Unemployment rising tends to coincide with the very start of a recession. It's a fairly early signal, but it tends to be triggered 1-4 months after the recession begins looking back over history. It's also a robust indicator, some have argued that the inverted yield curve we see today is the result of unique bond market circumstances. We could have a false positive from the yield curve. Whereas the unemployment rate is more directly tied to the immediate fate of the economy. Put simply, if the unemployment rate rises, then people lose their jobs and when people lose their jobs, they spend less, and dropping consumer spending typically causes recessions. Hence there's a fairly clear link from job losses to falling economic growth. By contrast the mechanism by which an inverted yield curve impacts the broader economy is less obvious, working through the financial markets in a less direct way. For example, there's now a risk that the yield curve is now so closely watched given its past success that the economy now reacts to it in a different way than previously.

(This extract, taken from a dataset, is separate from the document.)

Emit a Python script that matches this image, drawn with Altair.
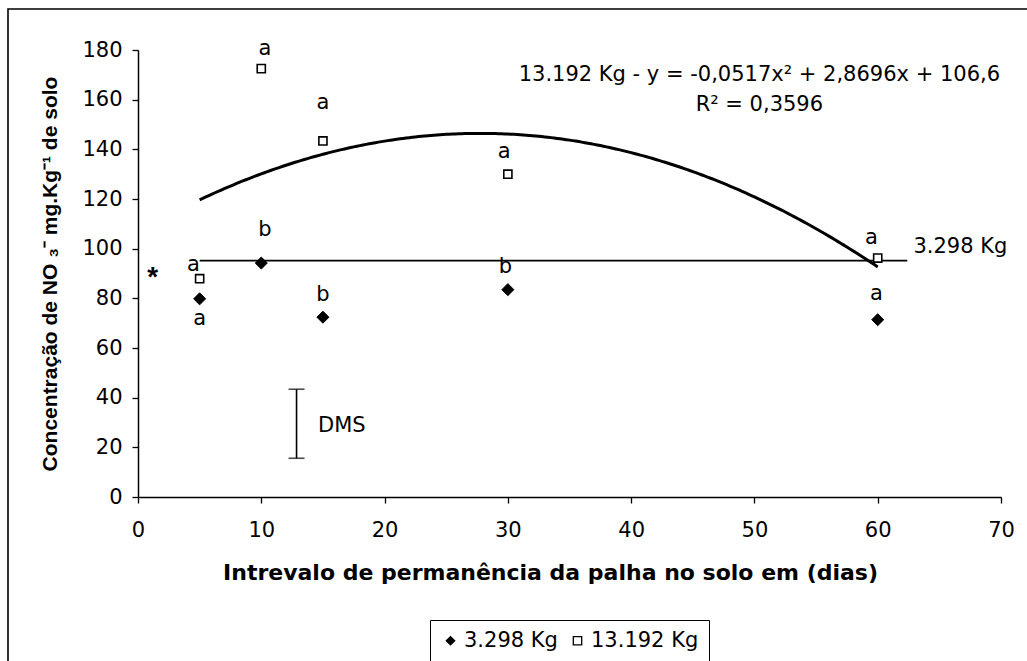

Watch For 4.1% Unemployment

So essentially, given that the current 12-month low for unemployment is 3.6%, if, theoretically if we saw a 4.1% unemployment rate at some point within the next 12 months, then it's reasonable to assume on Sahm's metric that would be in a recession. Probably in the earlier stages of one. The chart below makes clear how this has worked historically.

U.S. Bureau of Labor Statistics,
A Policy Proposal

Sahm isn't just trying to forecast recessions though. She's hoping to smooth them. Her main concept is to tie cash payments to people to when the unemployment spike hits. That could prove a rapid and effective way to combat recessions. If made automatic, it could boost consumer spending right when support is needed. Giving people money is also likely to have a more immediate and predictable impact than, say, the actions of the Fed in moving interest rates to manage the economy, which is less predictable and can have more of a lag. However, in order for her proposal to work, Sahm needs a clear recessionary indicator to tie the payments to, and it's telling that she's picked a spike in the unemployment rate.

How Close Could A Recession Be?

Unlike the yield curve, unemployment is not flashing any recessionary warning signal yet. In fact, in a sense, we're seeing the opposite. Unemployment is falling. However, past experience shows that a unemployment can start rising both quickly and sharply should a recession occur. In 2008 it took 7 months for inflation to rise over 0.5%.  In 2000-2001 it took 6 months.

However, clearly, rising unemployment is an ominous signal especially for the stock market. The unemployment rate as of the most recent May 2019 data is clearly declining on a medium-term view and declining or closer to flat depending on how you interpret the shorter term picture. So we would need rising unemployment to become concerned about this indicator, something we don't have today. Yet, unemployment did rise in Q4 of last year, which also coincided with the stock market correction over the same period. Clearly the markets watch employment data closely. It's likely the stock market would decline well before unemployment rose materially.

It is therefore interesting to combine the yield curve and unemployment indicators. While the yield curve suggests there is a reasonable chance that a recession is here within a year, the labor market is suggesting that a recession is not happening now. So if a recession is coming, as the yield curve suggests may be possible, then it's likely still several months out based on what unemployment suggests.